Q: How can UW Credit Union help keep my information and identity safe?
A: All UW Credit Union members have access to a variety of tools and resources to help combat fraud and protect your information:
- Monitor your credit score and receive email alerts any time changes are made to your credit profile – including new inquiries, credit lines, or public records. To set up this free service, log in to Web Branch.
- Web Branch Notifications allow you to set transaction-based alerts to help you stay informed and aware of account transactions. Monitor events pertaining to your account via email, text or push messaging in real time. Log in to Web Branch and click the bell icon to set up Notifications and manage your preferences.
- Your UW Credit Union credit and debit cards include 24/7 fraud monitoring and Visa’s® Zero Liability Policy guarantees that you won’t be held responsible for unauthorized charges made with your account or account information. You’re protected if your Visa® credit or debit card is lost, stolen or fraudulently used, online or offline. You can also opt-in to features like Mobile Travel Verification to help identify legitimate purchases on your cards.

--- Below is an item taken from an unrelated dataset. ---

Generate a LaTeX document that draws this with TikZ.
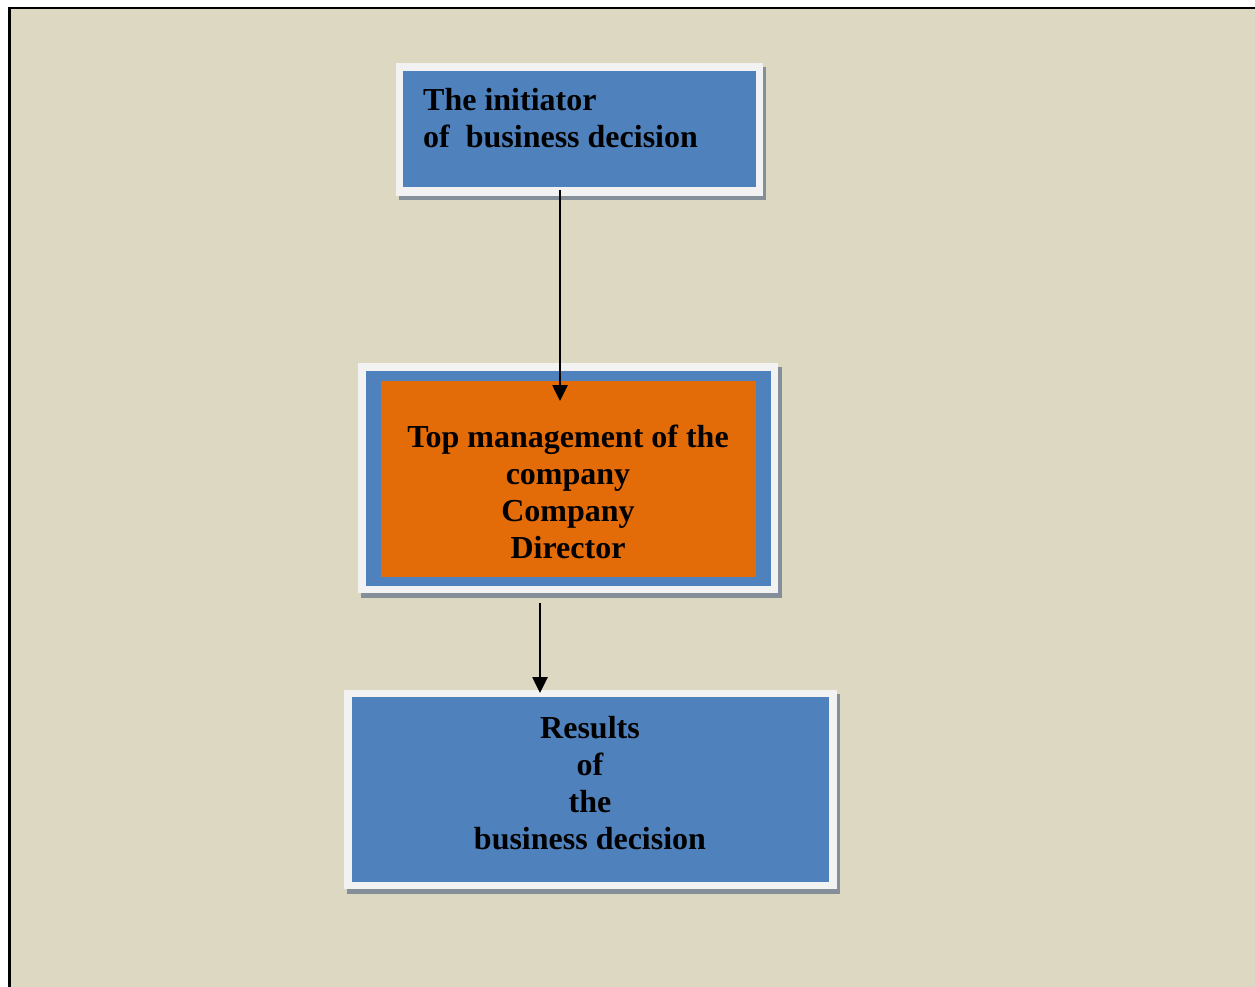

Additionally, we employ a number of security measures aimed at keeping your personal financial information safe:
- Our Internet security safeguards meet or exceed industry standards.
- We use the latest encryption technology to prevent anyone from intercepting or viewing your personal information.

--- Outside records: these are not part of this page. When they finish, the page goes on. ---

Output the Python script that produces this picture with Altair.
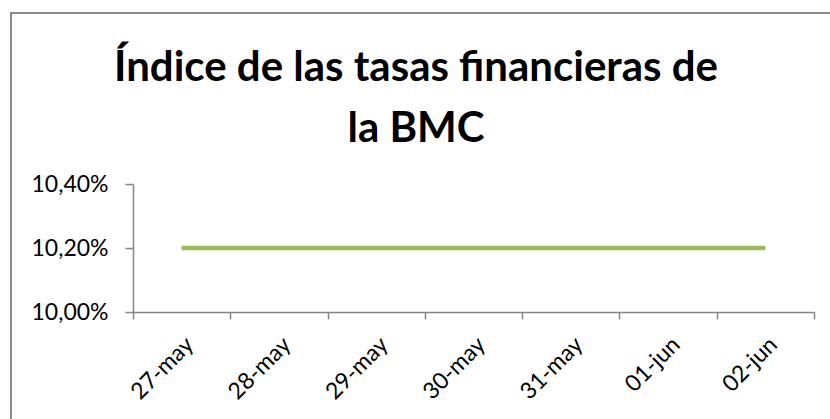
import altair as alt
import pandas as pd

fechas = ["27-may", "28-may", "29-may", "30-may", "31-may", "01-jun", "02-jun"]
tasas = [0.102, 0.102, 0.102, 0.102, 0.102, 0.102, 0.102]
y_ticks = [0.100, 0.102, 0.104]
titulo = ["Índice de las tasas financieras de", "la BMC"]

df = pd.DataFrame({"fecha": fechas, "tasa": tasas})

FONT = "Lato"
GREY = "#868686"

x_enc = alt.X(
    "fecha:N",
    sort=fechas,
    title=None,
    scale=alt.Scale(type="band", paddingInner=0, paddingOuter=0),
    axis=alt.Axis(
        labelAngle=-45,
        labelAlign="right",
        labelBaseline="top",
        labelFontSize=23,
        labelFont=FONT,
        labelColor="black",
        labelPadding=14,
        tickBand="extent",
        tickSize=7,
        tickColor=GREY,
        domainColor=GREY,
        domainWidth=1.5,
        tickWidth=1.5,
        grid=False,
    ),
)

y_enc = alt.Y(
    "tasa:Q",
    title=None,
    scale=alt.Scale(domain=[0.100, 0.104], nice=False, zero=False),
    axis=alt.Axis(
        values=y_ticks,
        labelExpr="replace(format(datum.value, '.2%'), '.', ',')",
        labelFontSize=23,
        labelFont=FONT,
        labelColor="black",
        labelPadding=17,
        tickSize=8,
        tickColor=GREY,
        domainColor=GREY,
        domainWidth=1.5,
        tickWidth=1.5,
        grid=False,
    ),
)

line = alt.Chart(df).mark_line(color="#9BBB59", strokeWidth=4.5).encode(x=x_enc, y=y_enc)

one = pd.DataFrame({"a": [0]})

border = alt.Chart(one).mark_rect(
    fill=None, stroke="#8a8a8a", strokeWidth=2
).encode(
    x=alt.value(11 - 133),
    y=alt.value(13 - 184),
    x2=alt.value(1000),
    y2=alt.value(600),
)

title = alt.Chart(one).mark_text(
    font=FONT,
    fontSize=42,
    fontWeight="bold",
    color="black",
    align="center",
    baseline="alphabetic",
    lineHeight=61,
).encode(
    x=alt.value(416 - 133),
    y=alt.value(81 - 184),
    text=alt.value(titulo),
)

chart = alt.layer(border, title, line).properties(
    width=681,
    height=128,
    padding={"left": 133, "top": 184, "right": 16, "bottom": 107},
    autosize=alt.AutoSizeParams(type="none"),
).configure(background="white").configure_view(stroke=None)

chart.save("out.html", embed_options={"renderer": "svg", "actions": False})
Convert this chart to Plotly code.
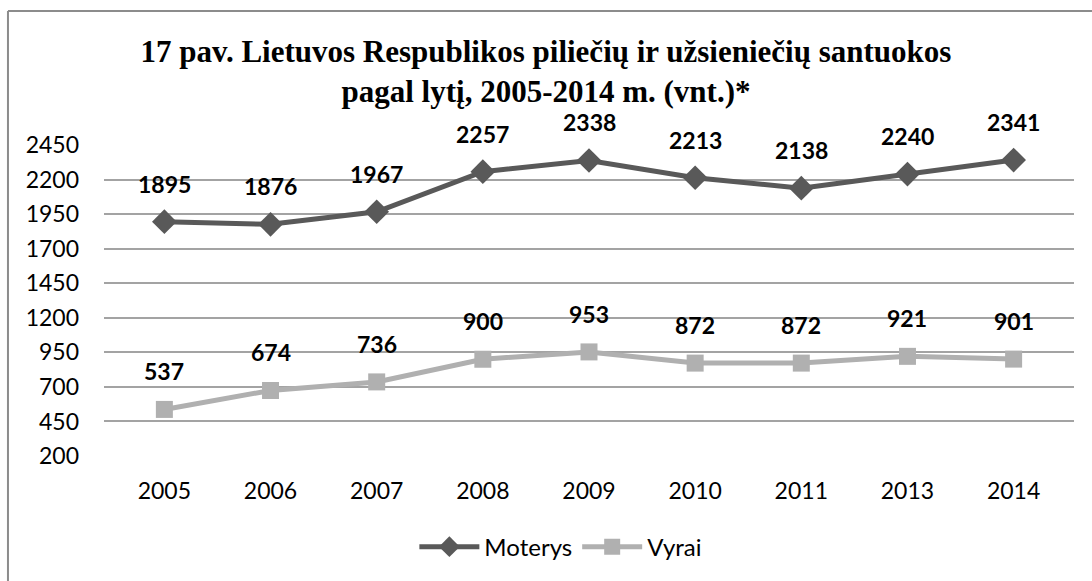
import plotly.graph_objects as go

years = ["2005", "2006", "2007", "2008", "2009", "2010", "2011", "2013", "2014"]
moterys = [1895, 1876, 1967, 2257, 2338, 2213, 2138, 2240, 2341]
vyrai = [537, 674, 736, 900, 953, 872, 872, 921, 901]
y_ticks = [200, 450, 700, 950, 1200, 1450, 1700, 1950, 2200, 2450]

DARK = "#595959"
LIGHT = "#b0b0b0"
SANS = "Lato, Noto Sans, sans-serif"
LABEL_FONT = dict(family=SANS, size=23, color="#000000")

fig = go.Figure()
fig.add_trace(go.Scatter(
    x=years, y=moterys, name="Moterys", mode="lines+markers",
    line=dict(color=DARK, width=5),
    marker=dict(symbol="diamond", size=19, color=DARK),
))
fig.add_trace(go.Scatter(
    x=years, y=vyrai, name="Vyrai", mode="lines+markers",
    line=dict(color=LIGHT, width=5),
    marker=dict(symbol="square", size=17, color=LIGHT),
))

# data labels above each point (category index for x)
for series in (moterys, vyrai):
    for i, v in enumerate(series):
        fig.add_annotation(
            x=i, y=v, text=f"<b>{v}</b>", showarrow=False,
            yshift=38, font=LABEL_FONT,
        )

# frame: top and left edge only
frame = dict(color="#8c8c8c", width=2)
fig.add_shape(type="line", xref="paper", yref="paper", x0=-0.099, x1=1.03,
              y0=1.431, y1=1.431, line=frame)
fig.add_shape(type="line", xref="paper", yref="paper", x0=-0.099, x1=-0.099,
              y0=1.431, y1=-0.41, line=frame)

fig.update_xaxes(
    type="category", showgrid=False, showline=False, ticks="",
    tickfont=dict(family=SANS, size=23, color="#000"),
    ticklabelstandoff=19,
)
fig.update_yaxes(
    range=[200, 2450], tickvals=y_ticks, showgrid=True,
    gridcolor="#a3a3a3", gridwidth=2, zeroline=False,
    tickfont=dict(family=SANS, size=23, color="#000"),
    ticklabelstandoff=24,
)

fig.update_layout(
    width=1092, height=581,
    paper_bgcolor="white", plot_bgcolor="white",
    margin=dict(l=104, r=18, t=145, b=125),
    title=dict(
        text="<b>17 pav. Lietuvos Respublikos piliečių ir užsieniečių santuokos<br>pagal lytį, 2005-2014 m. (vnt.)*</b>",
        x=0.5, xanchor="center", y=0.893, yanchor="middle",
        font=dict(family="Liberation Serif, Times New Roman, serif", size=31, color="#000"),
    ),
    legend=dict(
        orientation="h", x=0.471, xanchor="center", y=-0.293, yanchor="middle",
        font=dict(family=SANS, size=24, color="#000"),
        itemwidth=60,
    ),
    showlegend=True,
)

# drop the default page margin so the figure fills the window exactly
fig.write_html("out.html", config=dict(displayModeBar=False),
               post_script="document.body.style.margin='0';document.body.style.overflow='hidden';")
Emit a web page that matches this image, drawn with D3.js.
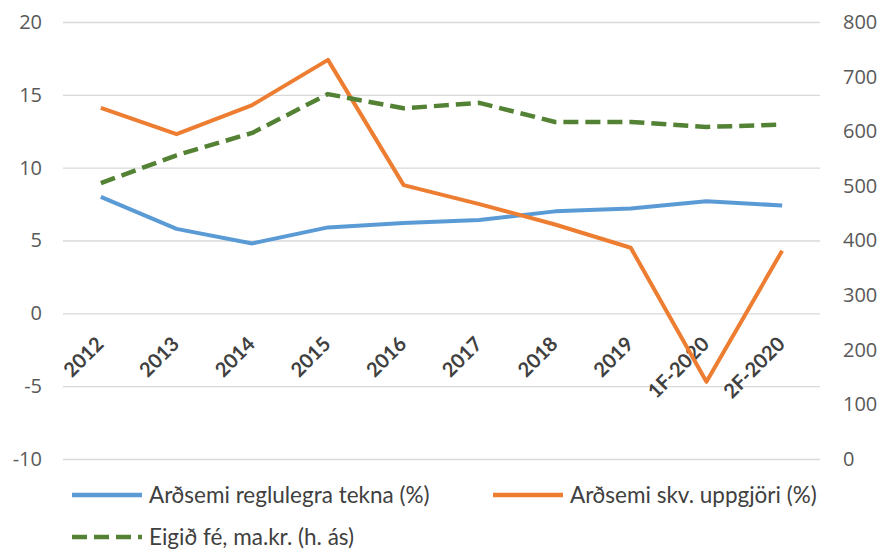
<!DOCTYPE html>
<meta charset="utf-8">
<style>
    body { margin: 0; background: #fff; }
    .axis path { display: none; }
    .axis text { font-family: "Open Sans", sans-serif; font-size: 20px; fill: #595959; }
    .grid line { stroke: #d9d9d9; stroke-width: 1.3px; }
    .grid path { stroke-width: 0; }
    .cat text { font-family: Lato, sans-serif; font-size: 20px; fill: #404040; font-weight: bold; }
    .legend text { font-family: Lato, sans-serif; font-size: 22.5px; fill: #404040; }
    .line { fill: none; stroke-width: 4px; stroke-linejoin: round; }
</style>
<svg width="881" height="551"></svg>
<script src="https://cdn.jsdelivr.net/npm/d3@7"></script>
<script>

    var categories = ["2012", "2013", "2014", "2015", "2016", "2017", "2018", "2019", "1F-2020", "2F-2020"];
    var regluleg = [8.0, 5.8, 4.8, 5.9, 6.2, 6.4, 7.0, 7.2, 7.7, 7.4];     // Arðsemi reglulegra tekna (%)
    var uppgjor = [14.1, 12.3, 14.3, 17.4, 8.8, 7.5, 6.1, 4.5, -4.7, 4.3];  // Arðsemi skv. uppgjöri (%)
    var eigidFe = [505, 556, 597, 668, 642, 652, 617, 617, 608, 612];       // Eigið fé, ma.kr. (h. ás)
    var leftTicks = [-10, -5, 0, 5, 10, 15, 20];
    var rightTicks = [0, 100, 200, 300, 400, 500, 600, 700, 800];

    var svg = d3.select("svg"),
        margin = {top: 22, right: 61, bottom: 92, left: 63},
        width = svg.attr("width") - margin.left - margin.right,
        height = svg.attr("height") - margin.top - margin.bottom,
        g = svg.append("g").attr("transform", "translate(" + margin.left + "," + margin.top + ")");

    var x = d3.scaleBand().domain(categories).range([0, width]),
        yL = d3.scaleLinear().domain([-10, 20]).range([height, 0]),
        yR = d3.scaleLinear().domain([0, 800]).range([height, 0]);

    // gridlines
    g.append("g")
        .attr("class", "grid")
        .call(d3.axisLeft(yL).tickValues(leftTicks).tickSize(-width).tickFormat(""));

    // left axis (plain hyphen for negatives, like the original)
    g.append("g")
        .attr("class", "axis")
        .call(d3.axisLeft(yL).tickValues(leftTicks).tickSize(0).tickPadding(21).tickFormat(String));

    // right axis
    g.append("g")
        .attr("class", "axis")
        .attr("transform", "translate(" + width + ",0)")
        .call(d3.axisRight(yR).tickValues(rightTicks).tickSize(0).tickPadding(23).tickFormat(String));

    // category labels, rotated, just under the zero line
    g.append("g")
        .attr("class", "cat")
        .selectAll("text")
        .data(categories)
        .enter().append("text")
        .attr("transform", function(d) {
            return "translate(" + (x(d) + x.bandwidth() / 2 + 4) + "," + (yL(0) + 32) + ") rotate(-45)";
        })
        .attr("text-anchor", "end")
        .text(function(d) { return d; });

    var cx = function(d, i) { return x(categories[i]) + x.bandwidth() / 2; };

    g.append("path")
        .attr("class", "line")
        .style("stroke", "#5b9bd5")
        .attr("d", d3.line().x(cx).y(function(d) { return yL(d); })(regluleg));

    g.append("path")
        .attr("class", "line")
        .style("stroke", "#ed7d31")
        .attr("d", d3.line().x(cx).y(function(d) { return yL(d); })(uppgjor));

    g.append("path")
        .attr("class", "line")
        .style("stroke", "#548235")
        .style("stroke-width", "4.5px")
        .style("stroke-dasharray", "15 7")
        .attr("d", d3.line().x(cx).y(function(d) { return yR(d); })(eigidFe));

    // legend
    var legendItems = [
        {name: "Arðsemi reglulegra tekna (%)", color: "#5b9bd5", dash: null, x: 72, y: 495},
        {name: "Arðsemi skv. uppgjöri (%)", color: "#ed7d31", dash: null, x: 493, y: 495},
        {name: "Eigið fé, ma.kr. (h. ás)", color: "#548235", dash: "15 7", x: 72, y: 537}
    ];

    var legend = svg.append("g").attr("class", "legend")
        .selectAll("g")
        .data(legendItems)
        .enter().append("g")
        .attr("transform", function(d) { return "translate(" + d.x + "," + d.y + ")"; });

    legend.append("line")
        .attr("x1", 0).attr("x2", 70)
        .style("stroke", function(d) { return d.color; })
        .style("stroke-width", "4.5px")
        .style("stroke-dasharray", function(d) { return d.dash; });

    legend.append("text")
        .attr("x", 77)
        .attr("dy", "0.35em")
        .text(function(d) { return d.name; });

</script>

- Web Branch accounts are locked after a set number of unsuccessful login attempts to protect your private information from potential compromise.
- VerifyU offers an added layer of online security. While navigating Web Branch you may be prompted to validate your identity via a random, single-use code delivered to you via phone, text or authenticator app. This is VerifyU at work.
- Using a system identification procedure, we verify member identities for all phone interactions. This procedure allows us to confidently identify member using multifaceted questions, to ensure legitimacy before accessing accounts.